● **Challenge**
Leaving out the pictures, retype all the material exactly.

● **Data shown**

───

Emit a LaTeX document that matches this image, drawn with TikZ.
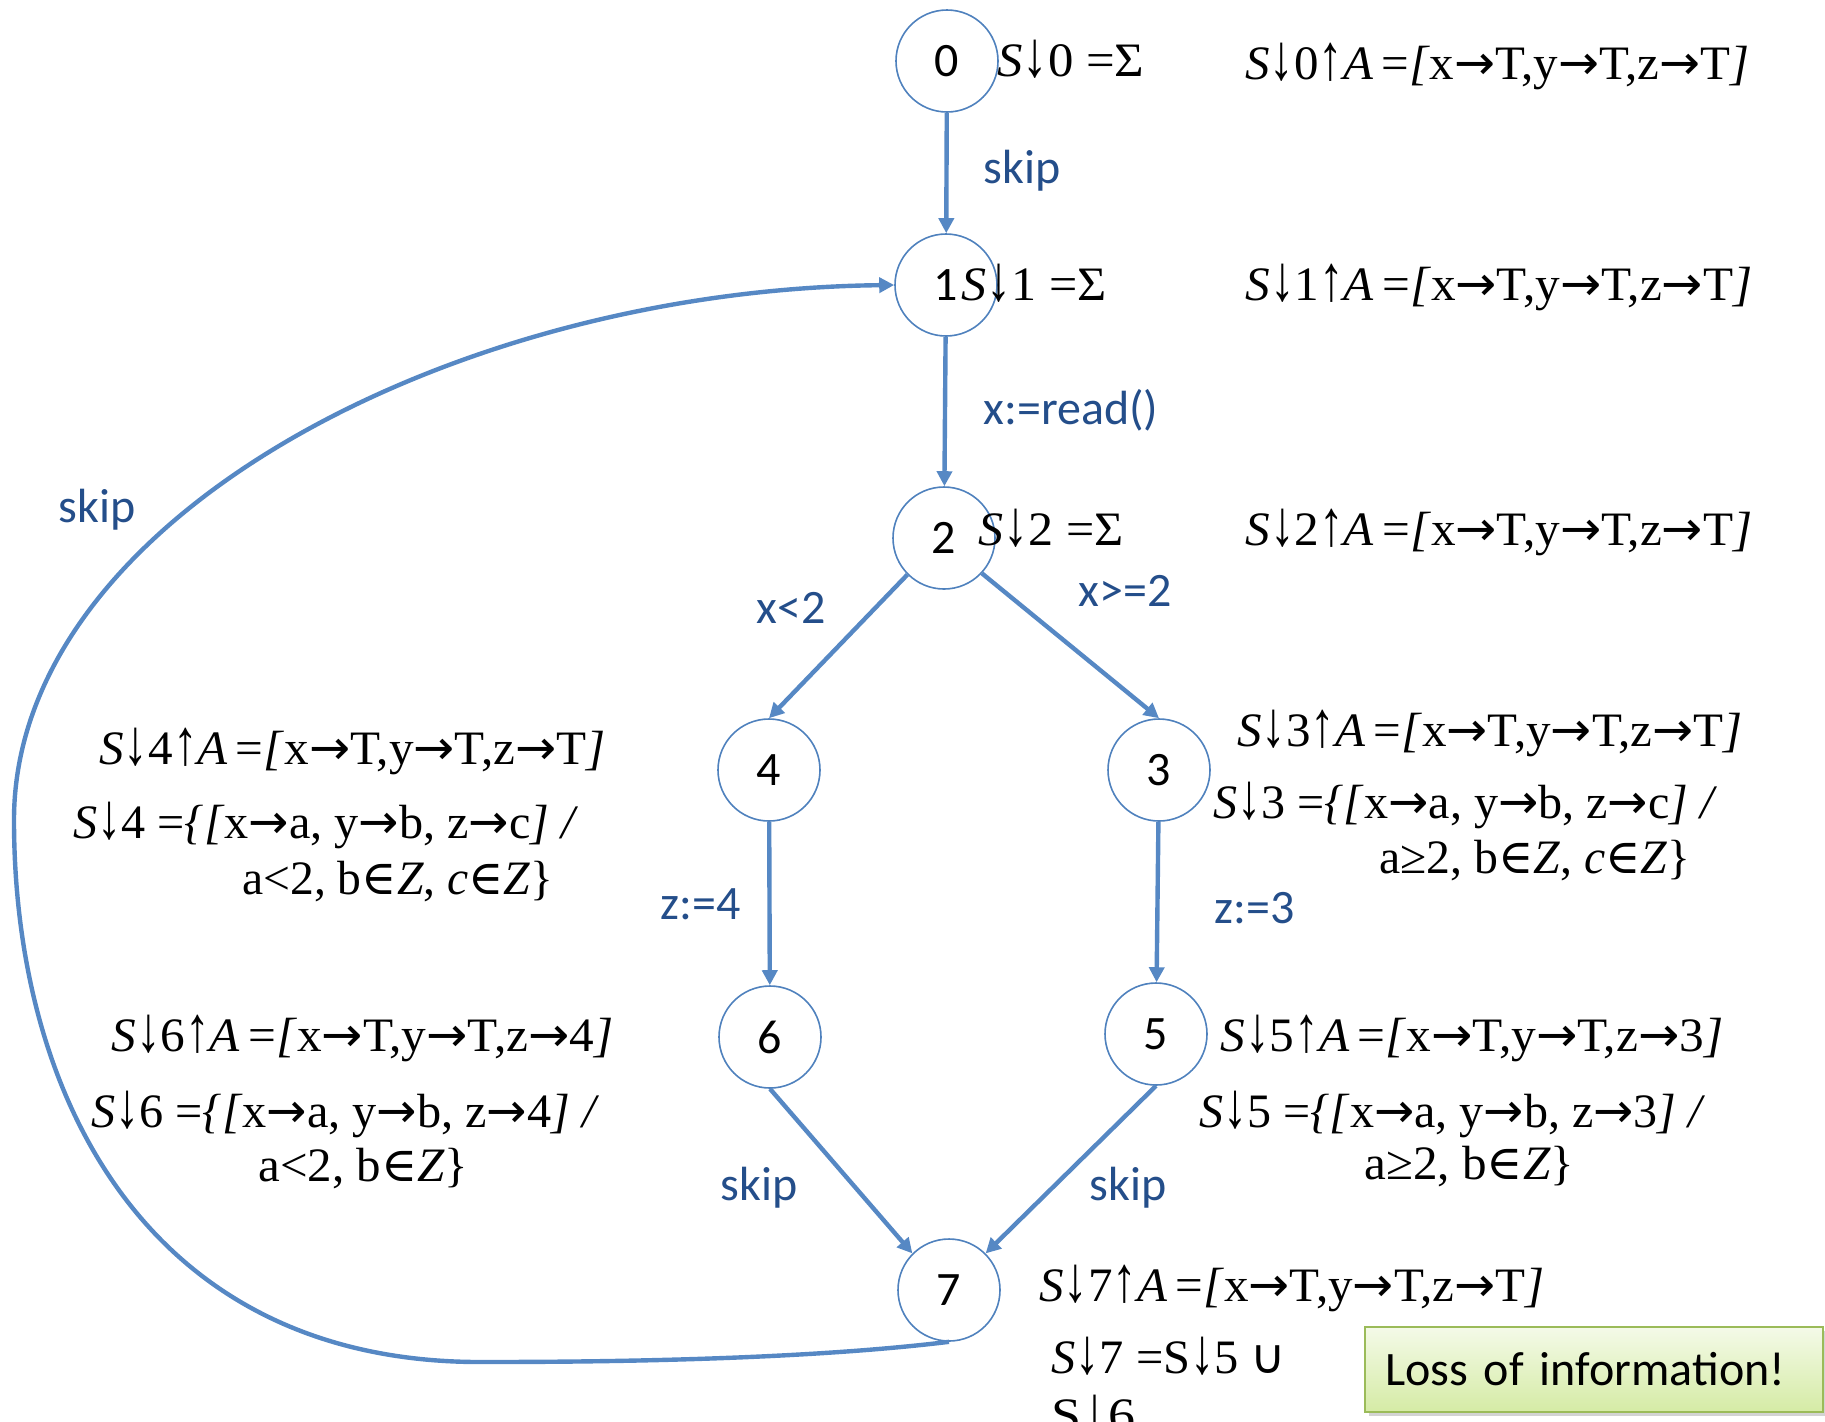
\documentclass[tikz,border=0pt]{standalone}
\usepackage{fontspec}
\setmainfont{Liberation Serif}
\newfontfamily\carl{Carlito}
\newfontfamily\dvs{DejaVu Serif}
\newfontfamily\dvsans{DejaVu Sans}
\usetikzlibrary{arrows.meta,shadows}
\definecolor{edgeblue}{RGB}{86,136,196}
\definecolor{circblue}{RGB}{79,129,189}
\definecolor{lblblue}{RGB}{36,78,138}
\definecolor{boxgreenA}{RGB}{244,250,232}
\definecolor{boxgreenB}{RGB}{213,235,165}
\definecolor{boxborder}{RGB}{155,187,89}
\newcommand\fw[2]{\resizebox{#1pt}{\height}{#2}}
\newcommand\ra{{\dvsans →}}
\newcommand\da{\scalebox{1}[1.35]{↓}}
\newcommand\ua{\scalebox{1}[1.35]{↑}}
\newcommand\SD{\textit{S}\da}
\newcommand\UA{\ua\textit{A}}
\newcommand\inZ{{\dvs ∈}\textit{Z}}
\newcommand\Tlist[1]{\textit{[}x\ra T,y\ra T,z\ra #1\textit{]}}
\tikzset{
  state/.style={circle, draw=circblue, line width=0.8pt, minimum size=51pt, inner sep=0pt, font=\carl\fontsize{24}{28}\selectfont},
  flow/.style={draw=edgeblue, line width=2.2pt, -{Triangle[length=7.5pt,width=7.5pt]}},
  elabel/.style={font=\carl\fontsize{24}{28}\selectfont, text=lblblue, inner sep=0pt},
  fml/.style={anchor=base west, inner sep=0pt, font=\fontsize{24}{28}\selectfont},
}
\begin{document}
\begin{tikzpicture}[x=0.5pt,y=-0.5pt]
\useasboundingbox (0,0) rectangle (1825,1421);
\clip (0,0) rectangle (1825,1421);
% states
\node[state] (n0) at (947,61) {0};
\node[state] (n1) at (946,285) {1};
\node[state] (n2) at (944,538) {2};
\node[state] (n4) at (769,770) {4};
\node[state] (n3) at (1159,770) {3};
\node[state] (n6) at (770,1037) {6};
\node[state] (n5) at (1156,1034) {5};
\node[state] (n7) at (949,1290) {7};
% edges
\draw[flow] (n0) -- (n1);
\draw[flow] (n1) -- (n2);
\draw[flow] (n2.-135) -- (n4.north);
\draw[flow] (n2.-43) -- (n3.north);
\draw[flow] (n4) -- (n6);
\draw[flow] (n3) -- (n5);
\draw[flow] (n6.south) -- (n7.135);
\draw[flow] (n5.south) -- (n7.45);
\draw[flow] (n7.south) .. controls (800,1360) and (600,1362) .. (480,1362)
  .. controls (150,1362) and (14,1100) .. (14,820)
  .. controls (14,520) and (450,290) .. (n1.west);
% edge labels
\node[elabel] (l01) at (1022,171) {skip};
\node[elabel] (l12) at (1071,410) {x:=read()};
\node[elabel] (l71) at (97,510) {skip};
\node[elabel] (l24) at (791,608) {x<2};
\node[elabel] (l23) at (1125,591) {x>=2};
\node[elabel] (l46) at (701,904) {z:=4};
\node[elabel] (l35) at (1255,908) {z:=3};
\node[elabel] (l67) at (759,1188) {skip};
\node[elabel] (l57) at (1128,1188) {skip};
% formulas
\node[fml] (f0s) at (997,76) {\fw{73.5}{\SD0 =Σ}};
\node[fml] (f0a) at (1245,79) {\fw{252}{\SD0\UA\,=\Tlist{T}}};
\node[fml] (f1s) at (961,300) {\fw{72.5}{\SD1 =Σ}};
\node[fml] (f1a) at (1245,300) {\fw{253.5}{\SD1\UA\,=\Tlist{T}}};
\node[fml] (f2s) at (978,545) {\fw{72.5}{\SD2 =Σ}};
\node[fml] (f2a) at (1245,545) {\fw{253.5}{\SD2\UA\,=\Tlist{T}}};
\node[fml] (f3a) at (1237,746) {\fw{252.5}{\SD3\UA\,=\Tlist{T}}};
\node[fml] (f3s) at (1213,818) {\fw{252}{\SD3 =\textit{\{[}x\ra a, y\ra b, z\ra c\textit{]} \textit{/}}};
\node[fml] (f3c) at (1379,873) {\fw{155.5}{a≥2, b\inZ, \textit{c}\inZ\}}};
\node[fml] (f4a) at (99,764) {\fw{253}{\SD4\UA\,=\Tlist{T}}};
\node[fml] (f4s) at (73,838) {\fw{252.5}{\SD4 =\textit{\{[}x\ra a, y\ra b, z\ra c\textit{]} \textit{/}}};
\node[fml] (f4c) at (242,894) {\fw{155.5}{a<2, b\inZ, \textit{c}\inZ\}}};
\node[fml] (f6a) at (111,1051) {\fw{251}{\SD6\UA\,=\Tlist{4}}};
\node[fml] (f6s) at (91,1127) {\fw{254}{\SD6 =\textit{\{[}x\ra a, y\ra b, z\ra 4\textit{]} \textit{/}}};
\node[fml] (f6c) at (258,1181) {\fw{105}{a<2, b\inZ\}}};
\node[fml] (f5a) at (1220,1051) {\fw{251.5}{\SD5\UA\,=\Tlist{3}}};
\node[fml] (f5s) at (1199,1127) {\fw{253}{\SD5 =\textit{\{[}x\ra a, y\ra b, z\ra 3\textit{]} \textit{/}}};
\node[fml] (f5c) at (1364,1179) {\fw{105}{a≥2, b\inZ\}}};
\node[fml] (f7a) at (1039,1301) {\fw{252.5}{\SD7\UA\,=\Tlist{T}}};
\node[fml] (f7s) at (1051,1373) {\fw{117.5}{\SD7 =S\da 5 {\dvsans ∪}}};
\node[fml] (f7t) at (1051,1431) {\fw{42}{S\da 6}};
% note box
\node[draw=boxborder, line width=1pt, top color=boxgreenA, bottom color=boxgreenB,
  drop shadow={shadow xshift=2pt, shadow yshift=-2pt, opacity=0.35},
  minimum width=229pt, minimum height=42.5pt, inner xsep=10pt, inner ysep=0pt,
  text width=209pt, align=left, font=\carl\fontsize{24}{28}\selectfont]
  (loss) at (1594,1369.5) {Loss of information!};
\end{tikzpicture}
\end{document}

───

● **Output of the exercise**
Emit a LaTeX document that matches this image, drawn with TikZ.
\documentclass[tikz,border=0pt]{standalone}
\usepackage{fontspec}
\setmainfont{Liberation Serif}
\newfontfamily\carl{Carlito}
\newfontfamily\dvs{DejaVu Serif}
\newfontfamily\dvsans{DejaVu Sans}
\usetikzlibrary{arrows.meta,shadows}
\definecolor{edgeblue}{RGB}{86,136,196}
\definecolor{circblue}{RGB}{79,129,189}
\definecolor{lblblue}{RGB}{36,78,138}
\definecolor{boxgreenA}{RGB}{244,250,232}
\definecolor{boxgreenB}{RGB}{213,235,165}
\definecolor{boxborder}{RGB}{155,187,89}
\newcommand\fw[2]{\resizebox{#1pt}{\height}{#2}}
\newcommand\ra{{\dvsans →}}
\newcommand\da{\scalebox{1}[1.35]{↓}}
\newcommand\ua{\scalebox{1}[1.35]{↑}}
\newcommand\SD{\textit{S}\da}
\newcommand\UA{\ua\textit{A}}
\newcommand\inZ{{\dvs ∈}\textit{Z}}
\newcommand\Tlist[1]{\textit{[}x\ra T,y\ra T,z\ra #1\textit{]}}
\tikzset{
  state/.style={circle, draw=circblue, line width=0.8pt, minimum size=51pt, inner sep=0pt, font=\carl\fontsize{24}{28}\selectfont},
  flow/.style={draw=edgeblue, line width=2.2pt, -{Triangle[length=7.5pt,width=7.5pt]}},
  elabel/.style={font=\carl\fontsize{24}{28}\selectfont, text=lblblue, inner sep=0pt},
  fml/.style={anchor=base west, inner sep=0pt, font=\fontsize{24}{28}\selectfont},
}
\begin{document}
\begin{tikzpicture}[x=0.5pt,y=-0.5pt]
\useasboundingbox (0,0) rectangle (1825,1421);
\clip (0,0) rectangle (1825,1421);
% states
\node[state] (n0) at (947,61) {0};
\node[state] (n1) at (946,285) {1};
\node[state] (n2) at (944,538) {2};
\node[state] (n4) at (769,770) {4};
\node[state] (n3) at (1159,770) {3};
\node[state] (n6) at (770,1037) {6};
\node[state] (n5) at (1156,1034) {5};
\node[state] (n7) at (949,1290) {7};
% edges
\draw[flow] (n0) -- (n1);
\draw[flow] (n1) -- (n2);
\draw[flow] (n2.-135) -- (n4.north);
\draw[flow] (n2.-43) -- (n3.north);
\draw[flow] (n4) -- (n6);
\draw[flow] (n3) -- (n5);
\draw[flow] (n6.south) -- (n7.135);
\draw[flow] (n5.south) -- (n7.45);
\draw[flow] (n7.south) .. controls (800,1360) and (600,1362) .. (480,1362)
  .. controls (150,1362) and (14,1100) .. (14,820)
  .. controls (14,520) and (450,290) .. (n1.west);
% edge labels
\node[elabel] (l01) at (1022,171) {skip};
\node[elabel] (l12) at (1071,410) {x:=read()};
\node[elabel] (l71) at (97,510) {skip};
\node[elabel] (l24) at (791,608) {x<2};
\node[elabel] (l23) at (1125,591) {x>=2};
\node[elabel] (l46) at (701,904) {z:=4};
\node[elabel] (l35) at (1255,908) {z:=3};
\node[elabel] (l67) at (759,1188) {skip};
\node[elabel] (l57) at (1128,1188) {skip};
% formulas
\node[fml] (f0s) at (997,76) {\fw{73.5}{\SD0 =Σ}};
\node[fml] (f0a) at (1245,79) {\fw{252}{\SD0\UA\,=\Tlist{T}}};
\node[fml] (f1s) at (961,300) {\fw{72.5}{\SD1 =Σ}};
\node[fml] (f1a) at (1245,300) {\fw{253.5}{\SD1\UA\,=\Tlist{T}}};
\node[fml] (f2s) at (978,545) {\fw{72.5}{\SD2 =Σ}};
\node[fml] (f2a) at (1245,545) {\fw{253.5}{\SD2\UA\,=\Tlist{T}}};
\node[fml] (f3a) at (1237,746) {\fw{252.5}{\SD3\UA\,=\Tlist{T}}};
\node[fml] (f3s) at (1213,818) {\fw{252}{\SD3 =\textit{\{[}x\ra a, y\ra b, z\ra c\textit{]} \textit{/}}};
\node[fml] (f3c) at (1379,873) {\fw{155.5}{a≥2, b\inZ, \textit{c}\inZ\}}};
\node[fml] (f4a) at (99,764) {\fw{253}{\SD4\UA\,=\Tlist{T}}};
\node[fml] (f4s) at (73,838) {\fw{252.5}{\SD4 =\textit{\{[}x\ra a, y\ra b, z\ra c\textit{]} \textit{/}}};
\node[fml] (f4c) at (242,894) {\fw{155.5}{a<2, b\inZ, \textit{c}\inZ\}}};
\node[fml] (f6a) at (111,1051) {\fw{251}{\SD6\UA\,=\Tlist{4}}};
\node[fml] (f6s) at (91,1127) {\fw{254}{\SD6 =\textit{\{[}x\ra a, y\ra b, z\ra 4\textit{]} \textit{/}}};
\node[fml] (f6c) at (258,1181) {\fw{105}{a<2, b\inZ\}}};
\node[fml] (f5a) at (1220,1051) {\fw{251.5}{\SD5\UA\,=\Tlist{3}}};
\node[fml] (f5s) at (1199,1127) {\fw{253}{\SD5 =\textit{\{[}x\ra a, y\ra b, z\ra 3\textit{]} \textit{/}}};
\node[fml] (f5c) at (1364,1179) {\fw{105}{a≥2, b\inZ\}}};
\node[fml] (f7a) at (1039,1301) {\fw{252.5}{\SD7\UA\,=\Tlist{T}}};
\node[fml] (f7s) at (1051,1373) {\fw{117.5}{\SD7 =S\da 5 {\dvsans ∪}}};
\node[fml] (f7t) at (1051,1431) {\fw{42}{S\da 6}};
% note box
\node[draw=boxborder, line width=1pt, top color=boxgreenA, bottom color=boxgreenB,
  drop shadow={shadow xshift=2pt, shadow yshift=-2pt, opacity=0.35},
  minimum width=229pt, minimum height=42.5pt, inner xsep=10pt, inner ysep=0pt,
  text width=209pt, align=left, font=\carl\fontsize{24}{28}\selectfont]
  (loss) at (1594,1369.5) {Loss of information!};
\end{tikzpicture}
\end{document}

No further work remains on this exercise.